Update: So IMHO with your current class, you can not make compareTo consistent with equals. If you really need to have this, the only way I see would be to introduce a new member, which would give a strict natural ordering to your class. Then in case all the meaningful fields of the two objects compare to 0, you could still decide the order of the two based on their special order values.

This extra member may be an instance counter, or a creation timestamp. Or, you could try using a UUID.

Answer 3

Two objects don't need to be reference equal to be in the same equivalence class. In my opinion, it should be perfectly acceptable for two different objects to be the same for a comparison, but not reference equal. It seems perfectly natural to me, for example, that if you hydrated two different objects from the same row in the database, that they would be the same for comparison purposes, but not reference equal.

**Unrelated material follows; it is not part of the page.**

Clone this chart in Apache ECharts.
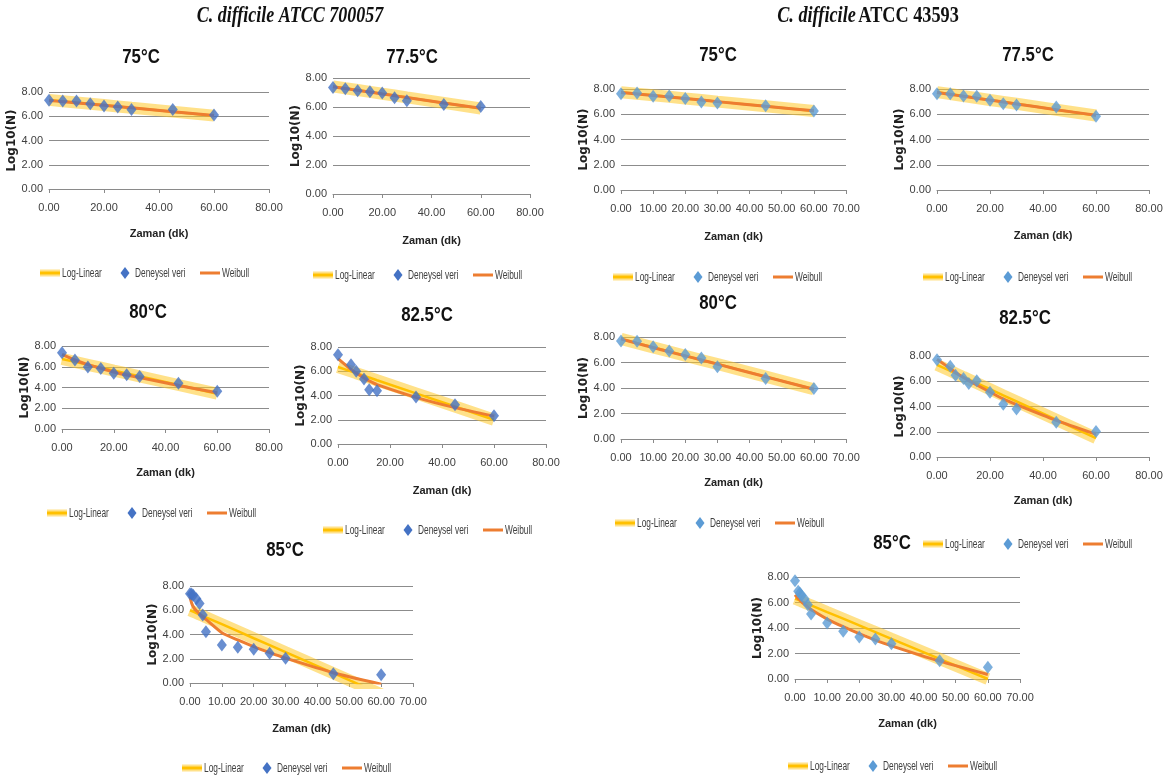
<!DOCTYPE html>
<html>
<head>
<meta charset="utf-8">
<script src="https://cdn.jsdelivr.net/npm/echarts@6/dist/echarts.min.js"></script>
<style>
  html, body { margin: 0; padding: 0; background: #ffffff; }
  #chart { width: 1170px; height: 782px; }
</style>
</head>
<body>
<div id="chart"></div>
<script>
// ---- C. difficile ATCC 700057 ----
const s1_75_t    = [0, 5, 10, 15, 20, 25, 30, 45, 60];
const s1_75_obs  = [7.32, 7.26, 7.26, 7.04, 6.85, 6.77, 6.55, 6.55, 6.11];
const s1_75_lin  = [7.35, 7.24, 7.13, 7.03, 6.92, 6.81, 6.70, 6.38, 6.05];
const s1_75_wei  = [7.30, 7.20, 7.10, 7.00, 6.90, 6.80, 6.70, 6.38, 6.07];

const s1_775_t   = [0, 5, 10, 15, 20, 25, 30, 45, 60];
const s1_775_obs = [7.35, 7.26, 7.12, 7.06, 6.96, 6.64, 6.43, 6.18, 6.04];
const s1_775_lin = [7.42, 7.29, 7.17, 7.04, 6.91, 6.79, 6.66, 6.28, 5.90];
const s1_775_wei = [7.40, 7.27, 7.15, 7.03, 6.90, 6.78, 6.65, 6.28, 5.92];

const s1_80_t    = [0, 5, 10, 15, 20, 25, 30, 45, 60];
const s1_80_obs  = [7.36, 6.66, 5.98, 5.82, 5.38, 5.22, 5.06, 4.42, 3.65];
const s1_80_lin  = [6.75, 6.47, 6.19, 5.91, 5.63, 5.36, 5.08, 4.24, 3.40];
const s1_80_wei  = [7.20, 6.65, 6.20, 5.85, 5.50, 5.20, 4.95, 4.20, 3.50];

const s1_825_t   = [0, 5, 7, 10, 12, 15, 30, 45, 60];
const s1_825_obs = [7.37, 6.54, 6.00, 5.36, 4.48, 4.40, 3.88, 3.24, 2.34];
const s1_825_lin = [6.35, 5.99, 5.84, 5.63, 5.48, 5.26, 4.18, 3.09, 2.00];
const s1_825_wei = [7.05, 6.15, 5.85, 5.45, 5.20, 4.90, 3.85, 3.00, 2.30];

const s1_85_t    = [0, 0.5, 1, 2, 3, 4, 5, 10, 15, 20, 25, 30, 45, 60];
const s1_85_obs  = [7.37, 7.33, 7.23, 6.95, 6.55, 5.60, 4.23, 3.14, 2.95, 2.79, 2.46, 2.05, 0.77, 0.68];
const s1_85_lin  = [6.00, 5.94, 5.88, 5.77, 5.65, 5.54, 5.42, 4.85, 4.27, 3.69, 3.12, 2.54, 0.81, -0.92];
const s1_85_wei  = [7.10, 6.60, 6.30, 5.95, 5.70, 5.45, 5.25, 4.15, 3.55, 3.00, 2.50, 2.05, 0.85, -0.10];

// ---- C. difficile ATCC 43593 ----
const s2_75_t    = [0, 5, 10, 15, 20, 25, 30, 45, 60];
const s2_75_obs  = [7.63, 7.68, 7.42, 7.45, 7.24, 6.97, 6.90, 6.68, 6.26];
const s2_75_lin  = [7.75, 7.63, 7.50, 7.38, 7.25, 7.13, 7.00, 6.63, 6.25];
const s2_75_wei  = [7.72, 7.60, 7.48, 7.36, 7.24, 7.12, 7.00, 6.63, 6.27];

const s2_775_t   = [0, 5, 10, 15, 20, 25, 30, 45, 60];
const s2_775_obs = [7.63, 7.63, 7.45, 7.42, 7.10, 6.84, 6.74, 6.58, 5.84];
const s2_775_lin = [7.75, 7.60, 7.44, 7.29, 7.13, 6.98, 6.83, 6.36, 5.90];
const s2_775_wei = [7.72, 7.57, 7.42, 7.27, 7.12, 6.97, 6.82, 6.36, 5.92];

const s2_80_t    = [0, 5, 10, 15, 20, 25, 30, 45, 60];
const s2_80_obs  = [7.69, 7.66, 7.24, 6.90, 6.62, 6.36, 5.66, 4.75, 3.96];
const s2_80_lin  = [7.85, 7.52, 7.19, 6.86, 6.53, 6.20, 5.88, 4.89, 3.90];
const s2_80_wei  = [7.85, 7.50, 7.17, 6.84, 6.52, 6.20, 5.87, 4.88, 3.90];

const s2_825_t   = [0, 5, 7, 10, 12, 15, 20, 25, 30, 45, 60];
const s2_825_obs = [7.71, 7.19, 6.48, 6.22, 5.83, 6.04, 5.12, 4.17, 3.80, 2.76, 2.02];
const s2_825_lin = [7.30, 6.82, 6.62, 6.33, 6.14, 5.85, 5.37, 4.88, 4.40, 2.95, 1.50];
const s2_825_wei = [7.75, 7.00, 6.70, 6.30, 6.05, 5.70, 5.15, 4.60, 4.15, 2.90, 1.80];

const s2_85_t    = [0, 1, 1.5, 2, 3, 4, 5, 10, 15, 20, 25, 30, 45, 60];
const s2_85_obs  = [7.71, 6.88, 6.75, 6.54, 6.27, 5.83, 5.10, 4.39, 3.74, 3.29, 3.14, 2.77, 1.44, 0.92];
const s2_85_lin  = [6.30, 6.20, 6.14, 6.09, 5.99, 5.88, 5.78, 5.25, 4.73, 4.20, 3.68, 3.15, 1.58, 0.00];
const s2_85_wei  = [6.60, 6.30, 6.20, 6.05, 5.85, 5.65, 5.45, 4.70, 4.10, 3.55, 3.05, 2.60, 1.40, 0.35];

// Labels
const X_NAME = 'Zaman (dk)';
const Y_NAME = 'Log10(N)';
const NAME_LIN = 'Log-Linear';
const NAME_OBS = 'Deneysel veri';
const NAME_WEI = 'Weibull';

// Colours and fonts
const YELLOW = '#FFC000';
const YELLOW_BAND = 'rgba(255, 200, 40, 0.55)';
const ORANGE = '#ED7D31';
const BLUE_1 = '#4472C4';
const BLUE_2 = '#5B9BD5';
const TXT = '#404040';
const SANS = "'Liberation Sans', Arial, sans-serif";

// Panel layout: plot box [left, top, width, height], x-name gap, title centre, legend origin
const panels = [
  { t: s1_75_t,  obs: s1_75_obs,  lin: s1_75_lin,  wei: s1_75_wei,  label: '75°C',   box: [49, 92, 220, 97],   xGap: 39, xMax: 80, xStep: 20, title: [141, 57],  legend: [40, 273],  color: BLUE_1 },
  { t: s1_775_t, obs: s1_775_obs, lin: s1_775_lin, wei: s1_775_wei, label: '77.5°C', box: [333, 78, 197, 116], xGap: 41, xMax: 80, xStep: 20, title: [412, 57],  legend: [313, 275], color: BLUE_1 },
  { t: s1_80_t,  obs: s1_80_obs,  lin: s1_80_lin,  wei: s1_80_wei,  label: '80°C',   box: [62, 346, 207, 83],  xGap: 38, xMax: 80, xStep: 20, title: [148, 312], legend: [47, 513],  color: BLUE_1 },
  { t: s1_825_t, obs: s1_825_obs, lin: s1_825_lin, wei: s1_825_wei, label: '82.5°C', box: [338, 347, 208, 97], xGap: 41, xMax: 80, xStep: 20, title: [427, 315], legend: [323, 530], color: BLUE_1 },
  { t: s1_85_t,  obs: s1_85_obs,  lin: s1_85_lin,  wei: s1_85_wei,  label: '85°C',   box: [190, 586, 223, 97], xGap: 40, xMax: 70, xStep: 10, title: [285, 550], legend: [182, 768], color: BLUE_1 },
  { t: s2_75_t,  obs: s2_75_obs,  lin: s2_75_lin,  wei: s2_75_wei,  label: '75°C',   box: [621, 89, 225, 101], xGap: 41, xMax: 70, xStep: 10, title: [718, 55],  legend: [613, 277], color: BLUE_2 },
  { t: s2_775_t, obs: s2_775_obs, lin: s2_775_lin, wei: s2_775_wei, label: '77.5°C', box: [937, 89, 212, 101], xGap: 40, xMax: 80, xStep: 20, title: [1028, 55], legend: [923, 277], color: BLUE_2 },
  { t: s2_80_t,  obs: s2_80_obs,  lin: s2_80_lin,  wei: s2_80_wei,  label: '80°C',   box: [621, 337, 225, 102], xGap: 38, xMax: 70, xStep: 10, title: [718, 303], legend: [615, 523], color: BLUE_2 },
  { t: s2_825_t, obs: s2_825_obs, lin: s2_825_lin, wei: s2_825_wei, label: '82.5°C', box: [937, 356, 212, 101], xGap: 38, xMax: 80, xStep: 20, title: [1025, 318], legend: [923, 544], color: BLUE_2 },
  { t: s2_85_t,  obs: s2_85_obs,  lin: s2_85_lin,  wei: s2_85_wei,  label: '85°C',   box: [795, 577, 225, 102], xGap: 39, xMax: 70, xStep: 10, title: [892, 543], legend: [788, 766], color: BLUE_2 }
];

const pairs = (xs, ys) => xs.map((x, i) => [x, ys[i]]);

// Narrow legend text (horizontally condensed)
function legendText(x, text) {
  return {
    type: 'text', x: x, y: 0, scaleX: 0.64,
    style: { text: text, font: '13px ' + SANS, fill: TXT, align: 'left', verticalAlign: 'middle' }
  };
}

function legendGroup(p) {
  return {
    type: 'group', x: p.legend[0], y: p.legend[1], z: 10,
    children: [
      { type: 'rect', shape: { x: 0, y: -3.5, width: 20, height: 7 }, style: { fill: YELLOW_BAND } },
      { type: 'rect', shape: { x: 0, y: -1.5, width: 20, height: 3 }, style: { fill: YELLOW } },
      legendText(22, NAME_LIN),
      { type: 'polygon', shape: { points: [[85, -6], [89.5, 0], [85, 6], [80.5, 0]] }, style: { fill: p.color } },
      legendText(95, NAME_OBS),
      { type: 'rect', shape: { x: 160, y: -1.5, width: 20, height: 3 }, style: { fill: ORANGE } },
      legendText(182, NAME_WEI)
    ]
  };
}

const grid = [], xAxis = [], yAxis = [], series = [], graphic = [];

panels.forEach((p, i) => {
  grid.push({ left: p.box[0], top: p.box[1], width: p.box[2], height: p.box[3], containLabel: false });

  xAxis.push({
    gridIndex: i, type: 'value', min: 0, max: p.xMax, interval: p.xStep,
    name: X_NAME, nameLocation: 'middle', nameGap: p.xGap,
    nameTextStyle: { fontFamily: SANS, fontWeight: 'bold', fontSize: 11, color: '#222' },
    axisLine: { show: true, lineStyle: { color: '#8a8a8a', width: 1 } },
    axisTick: { show: true, length: 4, lineStyle: { color: '#8a8a8a' } },
    splitLine: { show: false },
    axisLabel: { margin: 13, fontFamily: SANS, fontSize: 11, color: TXT, formatter: v => v.toFixed(2) }
  });

  yAxis.push({
    gridIndex: i, type: 'value', min: 0, max: 8, interval: 2,
    name: Y_NAME, nameLocation: 'middle', nameGap: 29,
    nameTextStyle: { fontFamily: "'DejaVu Sans', sans-serif", fontWeight: 'bold', fontSize: 12, color: '#222' },
    axisLine: { show: false }, axisTick: { show: false },
    splitLine: { show: true, lineStyle: { color: '#8c8c8c', width: 1 } },
    axisLabel: { margin: 6, fontFamily: SANS, fontSize: 11, color: TXT, formatter: v => v.toFixed(2) }
  });

  // Log-Linear: soft wide band with a solid core
  series.push({
    type: 'line', name: NAME_LIN, xAxisIndex: i, yAxisIndex: i, data: pairs(p.t, p.lin),
    symbol: 'none', silent: true, z: 1, lineStyle: { width: 12, color: YELLOW_BAND }
  });
  series.push({
    type: 'line', name: NAME_LIN, xAxisIndex: i, yAxisIndex: i, data: pairs(p.t, p.lin),
    symbol: 'none', silent: true, z: 2, lineStyle: { width: 2.5, color: YELLOW }
  });
  series.push({
    type: 'line', name: NAME_WEI, xAxisIndex: i, yAxisIndex: i, data: pairs(p.t, p.wei),
    symbol: 'none', smooth: 0.2, silent: true, z: 3, lineStyle: { width: 3, color: ORANGE }
  });
  series.push({
    type: 'scatter', name: NAME_OBS, xAxisIndex: i, yAxisIndex: i, data: pairs(p.t, p.obs),
    symbol: 'diamond', symbolSize: [10, 13], z: 4, itemStyle: { color: p.color }
  });

  graphic.push(legendGroup(p));
  graphic.push({
    type: 'text', x: p.title[0], y: p.title[1], scaleX: 0.8, z: 10,
    style: { text: p.label, fill: '#111', font: "bold 21px " + SANS, align: 'center', verticalAlign: 'middle' }
  });
});

// Strain headings
const headRich = {
  i: { fontFamily: "'Liberation Serif', serif", fontStyle: 'italic', fontWeight: 'bold', fontSize: 24, fill: '#111' },
  n: { fontFamily: "'Liberation Serif', serif", fontWeight: 'bold', fontSize: 24, fill: '#111' }
};
graphic.push({
  type: 'text', x: 290, y: 16, scaleX: 0.75, z: 10,
  style: { text: '{i|C. difficile ATCC 700057}', rich: headRich, align: 'center', verticalAlign: 'middle' }
});
graphic.push({
  type: 'text', x: 868, y: 16, scaleX: 0.76, z: 10,
  style: { text: '{i|C. difficile} {n|ATCC 43593}', rich: headRich, align: 'center', verticalAlign: 'middle' }
});

const chart = echarts.init(document.getElementById('chart'), null, { renderer: 'canvas' });
chart.setOption({
  backgroundColor: '#ffffff',
  animation: false,
  grid, xAxis, yAxis, series, graphic
});
</script>
</body>
</html>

I'd actually be more inclined to modify the behavior of equals to reflect how they are compared rather than the other way around. For most purposes that I can think of this would be more natural.

Answer 4

In Java or C#, generally speaking, there is no fixed ordering of objects. Instances can be moved around by the garbage collector while executing your compareTo, or the sort operation that's using your compareTo.

As you stated, hash codes are generally not unique, so they're not usable (two different instances with the same hash code bring you back to the original question). And the Java Object.toString implementation which many people believe to surface an object id (MyObject@33c0d9d), is nothing more than the object's class name followed by the hash code. As far as I know, neither the JVM nor the CLR have a notion of an instance id.

If you really want a consistent ordering of your classes, you could try using an incrementing number for each new instance you create. Mind you, incrementing this counter must be thread safe, so it's going to be relatively expensive (in C# you could use Interlocked.Increment).